Temptation in the Desert
It was in this kind of rural-oriented atmosphere that county schools became accustomed to getting whatever they wanted, because in those days, the majority of the county squires only cared about county schools and public services outside Memphis.
It’s not like you have to ancient to remember the machinations to resist equal rights for African-American Memphians, so it’s no wonder so many people in Memphis demand more than lip service before they believe that anyone is looking out for their interests. Time after time, history has shown that white power brokers will do whatever they can to change the rules and stay in charge, and it is that history that is being overlaid on the present controversy.
It is this history that when we see some black Baptist ministers from Memphis see their allies as the county separatists. This week, a handful of them met with Shelby County Schools Superintendent David Pickler in an alleged effort to get the facts.
It summoned up images for us of Jesus’s temptation by Satan for 40 days and nights in the desert, but time after time, He resisted and eventually shunned Satan’s seductions and was fed by angels.
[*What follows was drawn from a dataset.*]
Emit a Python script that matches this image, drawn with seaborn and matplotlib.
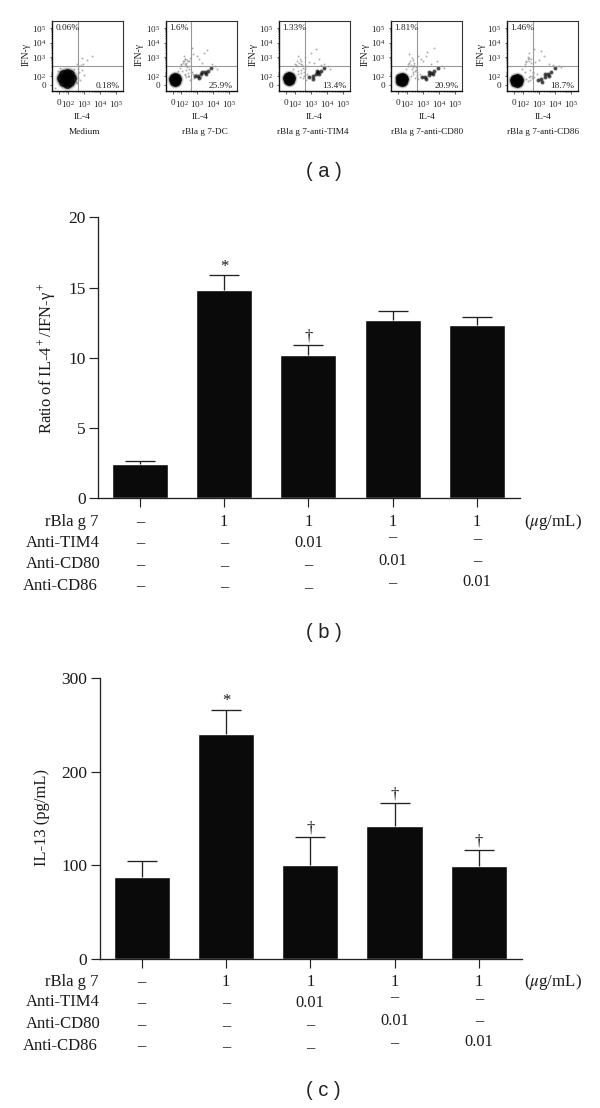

There are similar temptations of Buddha and a god in ancient Egypt, but then again, there weren’t any Baptist preachers there so we’ll set that aside for now.
The Side of Angels
We don’t want anyone to believe that we think Mr. Pickler is Satan, but only that the ministers should take heed to the lessons from this allegory or historical event (depending on your theological leanings) in the life of Christ. Following the temptation, Jesus found himself on the side of the angels and found his life’s work among his people.
Before launching into a campaign to support the separatist tendencies of Shelby County Schools, we hope the ministers will ask themselves where they logically should place their trust and faith.
We suggest that it is with their own people who put the future of their children and a unified community ahead of political power and their narrow self-interest. We suggest that it is with the “least of these” where the ministers will find the righteous road rather than with the people heading up systems with strong reminders of our Jim Crow past .
That’s when you know you’re on the side of the angels.